Жену Базиля звали Нюхтусей. Имечко свое, я вам скажу, она оправдывала на все сто! Стоило громадному Базилю хотя бы понюхать пробку, как Нюхтуся бежала с ухватом наперевес — воспитывать своего непутевого муженька. Маленькая, тощая, но страшно жилистая молодка, вполовину меньше супруга-гиганта, держала последнего в «ежовых» рукавицах и почему-то питала ко мне странную слабость. В смысле, если Базиль налакивался под моим присмотром, то заместо обычной лупцовки ухватом или коромыслом по голове и плечам ему доставалось добродушное похлопывание по мягкой точке сковородником и ласковые укоры вполголоса: «Нельзя же так, милый, не то скоро тебе Алисия красавкой покажется…»

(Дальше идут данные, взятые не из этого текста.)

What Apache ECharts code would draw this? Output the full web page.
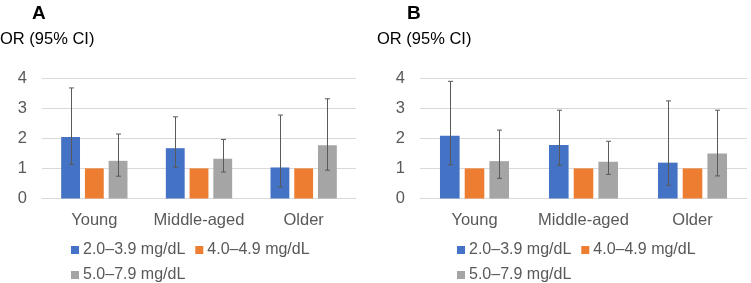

Так вот… тогда, когда я вышла к избушке и меня встретила лекарка, колоритно одетая бабуля с характерным платком на голове, мешавшая в чугунке пахучую жидкость, обильно сдабривая ее мухоморами, моей неокрепшей детской психике стало шибко худо (если не высказаться более резко). Потом к дяде Капцу присоединился северный зверь Песец с племянником по имени Гаплык, когда болотная «утопленница» сообразила, что бабулю не понимает абсолютно. Вообще. Ни на каковском языке, а знала я их четыре — неплохо, а с два десятка — в виде начальных общих фраз (все же иняз). Бабушка не «спикала», не «шпрехала» и не «хаблала». Не говорила по-польски, по-фински, на маратхи, урду, арабском или множестве других. Она даже по-русски упорно не разумела!